- Split View
-
Views
-
Cite
Cite
Florian Privé, Optimal linkage disequilibrium splitting, Bioinformatics, Volume 38, Issue 1, January 2022, Pages 255–256, https://doi.org/10.1093/bioinformatics/btab519
- Share Icon Share
Abstract
A few algorithms have been developed for splitting the genome in nearly independent blocks of linkage disequilibrium. Due to the complexity of this problem, these algorithms rely on heuristics, which makes them suboptimal.
Here, we develop an optimal solution for this problem using dynamic programming.
This is now implemented as function snp_ldsplit as part of R package bigsnpr.
Supplementary data are available at Bioinformatics online.
Introduction
A few algorithms have been developed for splitting the genome in nearly independent blocks of linkage disequilibrium (Berisa and Pickrell, 2016; Kim et al., 2018). Dividing the genome in multiple smaller blocks has many applications. One application is to report signals from independent regions of the genome (Berisa and Pickrell, 2016; Ruderfer et al., 2018; Wen et al., 2017). Another application is for the development of statistical methods, e.g. for deriving polygenic scores (Ge et al., 2019; Mak et al., 2017; Zhou and Zhao, 2020), estimating genetic architecture and performing other statistical genetics analyses (Shi et al., 2016; Wen et al., 2016). Indeed, most statistical methods based on summary statistics also use a correlation matrix (between variants), and these methods often perform computationally expensive operations such as inversion and eigen decomposition of this correlation matrix. These operations are often quadratic, cubic or even exponential with the number of variants. However, if we can decompose the correlation matrix in nearly independent blocks, then we can apply these expensive operations to smaller matrices with less variants, making these operations much faster, and parallelizable. For instance, inverting a block-diagonal matrix requires only inverting each block separately.
Implementation
Results
As input, function snp_ldsplit uses a correlation matrix in sparse format from R package Matrix, which can be computed using the available snp_cor function from R package bigsnpr (Privé et al., 2018). This function is fast and parallelized. Then, to run snp_ldsplit using a correlation matrix for 102 451 variants from chromosome 1, it takes <6 min on a laptop to find the optimal split in K blocks (for all K = 1 to 133) with a bounded block size between 500 and 10 000 variants.
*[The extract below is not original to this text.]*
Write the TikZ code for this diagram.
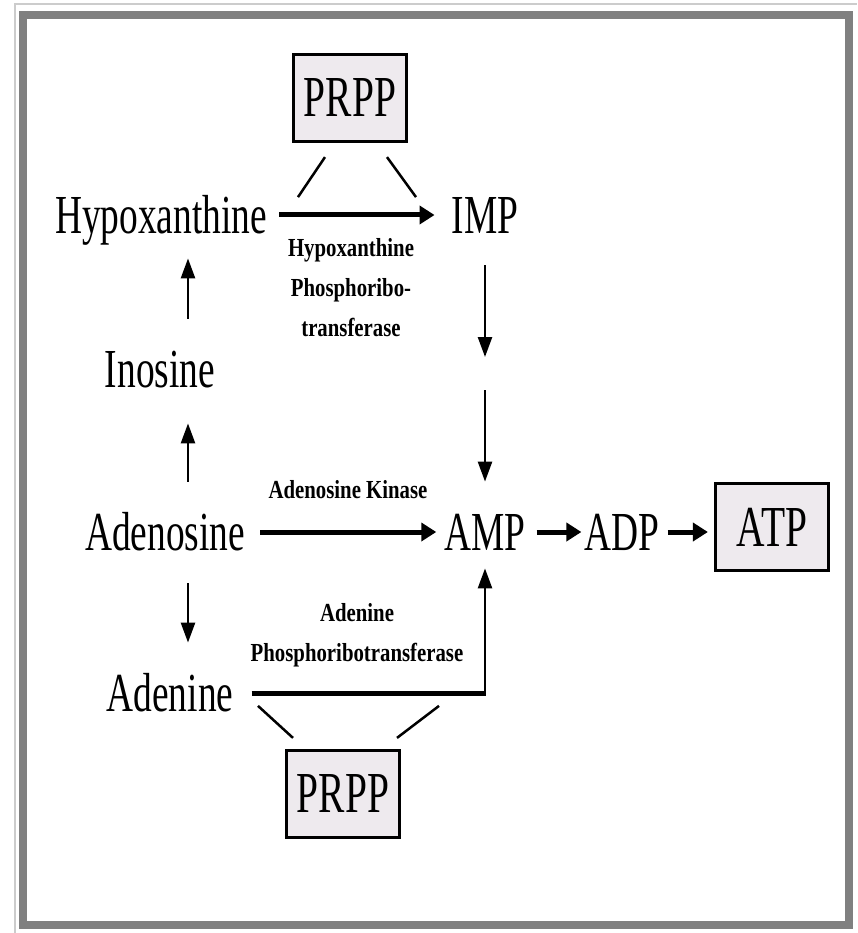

Then, the user can choose the desired number of blocks, which is a compromise between having more (smaller) blocks with a higher overall cost (LD between blocks), and having less (larger) blocks with a smaller cost. For chromosome 1 and Europeans, ldetect report 133 linkage disequilibrium (LD) blocks (Berisa and Pickrell, 2016); however, we find that they can hardly be considered truly independent given the high cost (10 600) of the corresponding split (Supplementary Fig. S1). When splitting chromosome 1 for Europeans using the optimal algorithm we propose here, it can be split into 39 blocks at a cost of 1, in 65 blocks at a cost of 10, and in 133 blocks at a cost of 296 (Supplementary Fig. S1). Similar results are found for other chromosomes, and for Africans and Asians; however, splitting the LD from admixed Americans comes at a high cost (Supplementary Figs S2–S5). Both methods largely pick block boundaries at recombination hotspots (Supplementary Figs S7 and S8). We also provide an application to LD score regression in Supplementary section ‘Application to LD score regression’, where we show that standard errors for the SNP heritability using nearly independent blocks tend to be larger than when there is substantial LD between blocks, especially for phenotypes with large associations in the HLA (human leukocyte antigen) region (a long-range LD region).
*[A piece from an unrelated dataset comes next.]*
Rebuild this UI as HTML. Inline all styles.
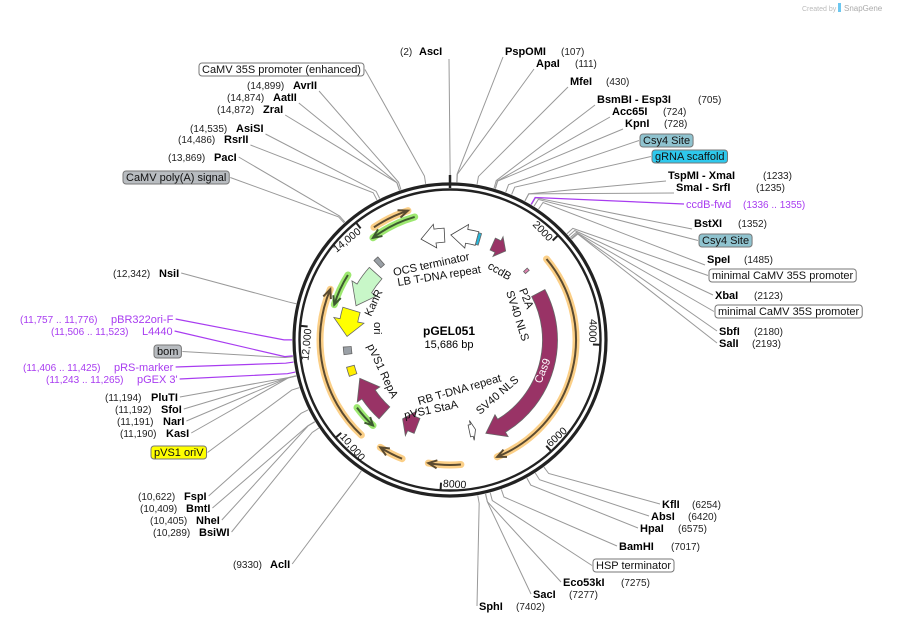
<!DOCTYPE html>
<html><head><meta charset="utf-8">
<style>
html,body{margin:0;padding:0;background:#fff;}
svg{display:block;font-family:"Liberation Sans","DejaVu Sans",sans-serif;}
.en{font-weight:bold;font-size:11px;fill:#000;}
.num{font-size:10px;fill:#222;}
.prim{font-size:11px;fill:#a83cf0;}
.primn{font-size:10px;fill:#a83cf0;}
.flab{font-size:11px;fill:#111;}
</style></head>
<body>
<svg id="map" width="899" height="624" viewBox="0 0 899 624">
<text x="802" y="11" font-size="7" fill="#bbb">Created by</text>
<rect x="838" y="3" width="3" height="9" fill="#6cc7f0"/>
<text x="844" y="11" font-size="8" fill="#aaa">SnapGene</text>
<g id="leaders"></g>
<g id="ring"></g>
<g id="feats"></g>
<g id="labels"></g>
<text x="449" y="335" text-anchor="middle" font-weight="bold" font-size="12">pGEL051</text>
<text x="449" y="348" text-anchor="middle" font-size="11">15,686 bp</text>
</svg>
<script>
const TOTAL = 15686;
const CX = 450, CY = 340, R = 156;
// tick positions (bp) and labels
const tickBp = [2000, 4000, 6000, 8000, 10000, 12000, 14000];
const tickLabels = ["2000", "4000", "6000", "8000", "10,000", "12,000", "14,000"];
// features
const featNames = ["Cas9","Cas9-primer-arc","arc-bottom-1","arc-bottom-2","arc-left","arc-top","green-small","green-left","green-top","OCS-terminator","LB-T-DNA-repeat","cyan-site","ccdB","KanR","ori","bom-box","oriV-box","pVS1-RepA","pVS1-StaA","RB-T-DNA-repeat","polyA-box","P2A-site"];
const featStart = [2701, 2179, 7625, 8801, 9716, 14204, 9673, 12505, 14073, 14988, 20, 650, 1046, 12636, 11851, 11420, 10900, 9673, 8758, 7150, 13780, 2050];
const featEnd   = [6928, 6884, 8278, 9281, 12766, 14901, 10195, 13180, 14988, 15555, 650, 720, 1394, 13594, 12505, 11600, 11120, 10762, 9194, 7320, 13900, 2120];
const featR     = [100, 126, 125, 128, 130, 136, 115, 121, 128, 105, 105, 105, 105, 100, 103, 103, 103, 98, 92, 93, 105, 103];
const featW     = [15, 3, 3, 3, 3, 3, 3, 3, 3, 14, 14, 12, 13, 17, 18, 8, 8, 16, 16, 12, 10, 5];
const featFill  = ["#993366","#5a4a30","#5a4a30","#5a4a30","#5a4a30","#5a4a30","#3d5a30","#3d5a30","#3d5a30","#fff","#fff","#25b8dc","#993366","#c8f7c8","#ffff00","#9aa0a6","#ffee00","#993366","#993366","#fff","#9aa0a6","#e080b0"];
const featHalo  = [null,"#fbcf87","#fbcf87","#fbcf87","#fbcf87","#fbcf87","#9de870","#9de870","#9de870",null,null,null,null,null,null,null,null,null,null,null,null,null];
const featDir   = [1, 1, 1, 1, 1, 1, -1, -1, -1, -1, -1, 0, 1, -1, -1, 0, 0, 1, 1, -1, 0, 0];

// enzyme labels
const labName = ["AscI","PspOMI","ApaI","MfeI","BsmBI   - Esp3I","Acc65I","KpnI","TspMI   - XmaI","SmaI   - SrfI","BstXI","SpeI","XbaI","SbfI","SalI","KflI","AbsI","HpaI","BamHI","Eco53kI","SacI","SphI","AclI","FspI","BmtI","NheI","BsiWI","PluTI","SfoI","NarI","KasI","NsiI","PacI","RsrII","AsiSI","ZraI","AatII","AvrII"];
const labNum  = ["(2)","(107)","(111)","(430)","(705)","(724)","(728)","(1233)","(1235)","(1352)","(1485)","(2123)","(2180)","(2193)","(6254)","(6420)","(6575)","(7017)","(7275)","(7277)","(7402)","(9330)","(10,622)","(10,409)","(10,405)","(10,289)","(11,194)","(11,192)","(11,191)","(11,190)","(12,342)","(13,869)","(14,486)","(14,535)","(14,872)","(14,874)","(14,899)"];
const labBp   = [2,107,111,430,705,724,728,1233,1235,1352,1485,2123,2180,2193,6254,6420,6575,7017,7275,7277,7402,9330,10622,10409,10405,10289,11194,11192,11191,11190,12342,13869,14486,14535,14872,14874,14899];
const labNameX= [419,505,536,570,597,612,625,668,676,694,707,715,719,719,662,651,640,619,563,533,479,270,184,186,196,199,151,161,163,166,159,214,224,236,263,273,293];
const labNumX = [400,561,575,606,698,663,664,763,756,738,744,754,754,752,692,688,678,671,621,569,516,233,138,140,150,153,105,115,117,120,113,168,178,190,217,227,247];
const labY    = [55,55,67,85,103,115,127,179,191,227,263,299,335,347,508,520,532,550,586,598,610,568,500,512,524,536,401,413,425,437,277,161,143,132,113,101,89];

// boxed feature labels
const boxText = ["Csy4 Site","gRNA scaffold","Csy4 Site","minimal CaMV 35S promoter","minimal CaMV 35S promoter","HSP terminator","pVS1 oriV","bom","CaMV poly(A) signal","CaMV 35S promoter (enhanced)"];
const boxX    = [640,652,699,709,715,593,151,154,123,199];
const boxY    = [134,150,234,269,305,559,446,345,171,63];
const boxBp   = [900,1000,1400,2080,2160,7200,11000,11500,13850,15300];
const boxFill = ["#8fc3cf","#2ec8ec","#8fc3cf","#fff","#fff","#fff","#ffff00","#b8bcc0","#b8bcc0","#fff"];

// primers
const primName = ["ccdB-fwd","pBR322ori-F","L4440","pRS-marker","pGEX 3'"];
const primRange= ["(1336 .. 1355)","(11,757 .. 11,776)","(11,506 .. 11,523)","(11,406 .. 11,425)","(11,243 .. 11,265)"];
const primBp   = [1345,11766,11514,11415,11254];
const primNameX= [686,111,142,114,137];
const primNumX = [743,20,51,23,46];
const primY    = [208,323,335,371,383];

const NS = "http://www.w3.org/2000/svg";
function mk(tag, attrs, parent){const e=document.createElementNS(NS,tag);for(const k in attrs)e.setAttribute(k,attrs[k]);parent.appendChild(e);return e;}
function ang(bp){return bp/TOTAL*360;}
function pt(deg,r){const a=deg*Math.PI/180;return [CX+r*Math.sin(a),CY-r*Math.cos(a)];}

const ring=document.getElementById('ring');
let c1=mk('circle',{cx:CX,cy:CY,r:R,fill:'none',stroke:'#222','stroke-width':3.2},ring);


let c2=mk('circle',{cx:CX,cy:CY,r:R-5.5,fill:'none',stroke:'#222','stroke-width':2.4},ring);


let t0=mk('line',{x1:CX,y1:CY-R-9,x2:CX,y2:CY-R+4,stroke:'#222','stroke-width':2.5},ring);


tickBp.forEach((b,i)=>{
  const d=ang(b);
  const p1=pt(d,R-6), p2=pt(d,R-13);
  const l=mk('line',{x1:p1[0],y1:p1[1],x2:p2[0],y2:p2[1],stroke:'#222','stroke-width':2},ring);
  
  
  const flip = d>100 && d<270;
  const tp=pt(d,R-8);
  const t=mk('text',{x:tp[0],y:tp[1],'font-size':10.5,fill:'#111'},ring);
  if(flip){
    t.setAttribute('transform',`rotate(${d-180} ${tp[0]} ${tp[1]})`);
    t.setAttribute('text-anchor','start');
    t.setAttribute('x',tp[0]+2);
    t.setAttribute('y',tp[1]-1);
  } else {
    t.setAttribute('transform',`rotate(${d} ${tp[0]} ${tp[1]})`);
    t.setAttribute('text-anchor','end');
    t.setAttribute('x',tp[0]-2);
    t.setAttribute('y',tp[1]+9);
  }
  t.textContent=tickLabels[i];
  
  
});

function arcPath(a1,a2,r){const p=pt(a1,r),q=pt(a2,r);const large=Math.abs(a2-a1)>180?1:0;const sw=a2>a1?1:0;return `M${p[0]},${p[1]} A${r},${r} 0 ${large} ${sw} ${q[0]},${q[1]}`;}
function bandPath(a1,a2,r,w,dir){
  const ri=r-w/2, ro=r+w/2;
  const head=Math.min((w*0.9+4)/r*180/Math.PI, Math.abs(a2-a1)*0.6);
  let s=a1,e=a2;
  if(dir===0){
    const p1=pt(s,ro),p2=pt(e,ro),p3=pt(e,ri),p4=pt(s,ri);
    return `M${p1} A${ro},${ro} 0 0 1 ${p2} L${p3} A${ri},${ri} 0 0 0 ${p4} Z`;
  }
  if(dir===1){
    const eb=e-head;const large=(eb-s)>180?1:0;
    const p1=pt(s,ro),p2=pt(eb,ro),h1=pt(eb,ro+w*0.35),tip=pt(e,r),h2=pt(eb,ri-w*0.35),p3=pt(eb,ri),p4=pt(s,ri);
    return `M${p1} A${ro},${ro} 0 ${large} 1 ${p2} L${h1} L${tip} L${h2} L${p3} A${ri},${ri} 0 ${large} 0 ${p4} Z`;
  } else {
    const sb=s+head;const large=(e-sb)>180?1:0;
    const p1=pt(e,ro),p2=pt(sb,ro),h1=pt(sb,ro+w*0.35),tip=pt(s,r),h2=pt(sb,ri-w*0.35),p3=pt(sb,ri),p4=pt(e,ri);
    return `M${p1} A${ro},${ro} 0 ${large} 0 ${p2} L${h1} L${tip} L${h2} L${p3} A${ri},${ri} 0 ${large} 1 ${p4} Z`;
  }
}
const feats=document.getElementById('feats');
featNames.forEach((n,i)=>{
  const a1=ang(featStart[i]),a2=ang(featEnd[i]);
  const g=mk('g',{},feats);
  
  
  if(featHalo[i]){
    mk('path',{d:arcPath(a1,a2,featR[i]),fill:'none',stroke:featHalo[i],'stroke-width':7,'stroke-linecap':'round'},g);
    mk('path',{d:arcPath(a1,a2,featR[i]),fill:'none',stroke:featFill[i],'stroke-width':2},g);
    const tipA=featDir[i]===1?a2:a1, back=featDir[i]===1?a2-4:a1+4;
    const tip=pt(tipA,featR[i]), b1=pt(back,featR[i]+4), b2=pt(back,featR[i]-4);
    mk('path',{d:`M${b1} L${tip} L${b2}`,fill:'none',stroke:featFill[i],'stroke-width':2},g);
  } else {
    mk('path',{d:bandPath(a1,a2,featR[i],featW[i],featDir[i]),fill:featFill[i],stroke:featFill[i]==='#fff'?'#444':'#666','stroke-width':0.8},g);
  }
});

// feature labels inside: [text, x, y, rotation, name]
const innerText=[["OCS terminator",394,276,-12,"ocs-label"],["LB T-DNA repeat",398,286,-9,"lb-label"],["ccdB",487,268,30,"ccdB-label"],["P2A",519,290,68,"p2a-label"],["SV40 NLS",506,292,72,"sv40-nls-top-label"],["KanR",371,317,-65,"kanr-label"],["ori",374,322,90,"ori-label"],["pVS1 RepA",367,346,65,"repa-label"],["RB T-DNA repeat",419,405,-16,"rb-label"],["pVS1 StaA",405,419,-12,"staa-label"],["SV40 NLS",480,415,-41,"sv40-nls-bottom-label"]];
const lg=document.getElementById('labels');
innerText.forEach(t=>{
  const e=mk('text',{x:t[1],y:t[2],'font-size':11.2,fill:'#111',transform:`rotate(${t[3]} ${t[1]} ${t[2]})`},lg);
  e.textContent=t[0];
  
  
});
const cas=mk('text',{x:541,y:384,'font-size':11,fill:'#fff',transform:'rotate(-68 541 384)'},lg);
cas.textContent='Cas9';



const leaders=document.getElementById('leaders');
function leader(ax,ay,bp,color,name){
  const d=ang(bp);
  const p1=pt(d,R+10),p2=pt(d,R+2);
  const l=mk('polyline',{points:`${ax},${ay} ${p1} ${p2}`,fill:'none',stroke:color,'stroke-width':color==='#999'?1:1.2},leaders);
  
  
}
labName.forEach((n,i)=>{
  const g=mk('g',{},lg);
  
  
  const a=mk('text',{x:labNameX[i],y:labY[i],class:'en'},g);a.textContent=n;
  const b=mk('text',{x:labNumX[i],y:labY[i],class:'num'},g);b.textContent=labNum[i];
  const bb=g.getBBox();
  const d=ang(labBp[i]);
  let ax,ay=labY[i]-4;
  if(i===0){ax=449;ay=59;}
  else if(d<180){ax=bb.x-2; if(d<40) ay=labY[i]+2;}
  else {ax=bb.x+bb.width+2; if(d>320) ay=labY[i]+2;}
  leader(ax,ay,labBp[i],'#999',n);
});
boxText.forEach((t,i)=>{
  const g=mk('g',{},lg);
  
  
  const tx=mk('text',{x:boxX[i]+3,y:boxY[i]+10,class:'flab'},g);tx.textContent=t;
  const w=tx.getComputedTextLength()+6;
  const r=mk('rect',{x:boxX[i],y:boxY[i],width:w,height:13,rx:3,fill:boxFill[i],stroke:'#777','stroke-width':1},g);
  g.insertBefore(r,tx);
  const d=ang(boxBp[i]);
  const ax=d<180?boxX[i]-1:boxX[i]+w+1;
  leader(ax,boxY[i]+6.5,boxBp[i],'#999',t);
});
primName.forEach((n,i)=>{
  const g=mk('g',{},lg);
  
  
  const a=mk('text',{x:primNameX[i],y:primY[i],class:'prim'},g);a.textContent=n;
  const b=mk('text',{x:primNumX[i],y:primY[i],class:'primn'},g);b.textContent=primRange[i];
  const bb=g.getBBox();
  const d=ang(primBp[i]);
  const ax=d<180?bb.x-2:bb.x+bb.width+2;
  leader(ax,primY[i]-4,primBp[i],'#a83cf0',n);
});
</script>
</body></html>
Software, code and data availability
The newest version of R package bigsnpr can be installed from GitHub (see https://github.com/privefl/bigsnpr). All code used for this article is available at https://github.com/privefl/paper-ldsplit/tree/master/code. The HapMap3 variants annotated with 242 blocks can be downloaded at https://www.dropbox.com/s/hdui60p9ohyhvv5/map_blocks.rds?dl=1. LD score regression results are available at https://github.com/privefl/paper-ldsplit/tree/main/ldsc_blocks, with a description of the 245 phenotypes used at https://github.com/privefl/UKBB-PGS/blob/main/phenotype-description.xlsx.
Acknowledgements
We thank Bjarni J. Vilhjálmsson for his feedback on the manuscript, and the two reviewers for their comments and suggestions.
Funding
This work was supported by the Danish National Research Foundation (Niels Bohr Professorship to Prof. John McGrath).
Conflict of Interest: none declared.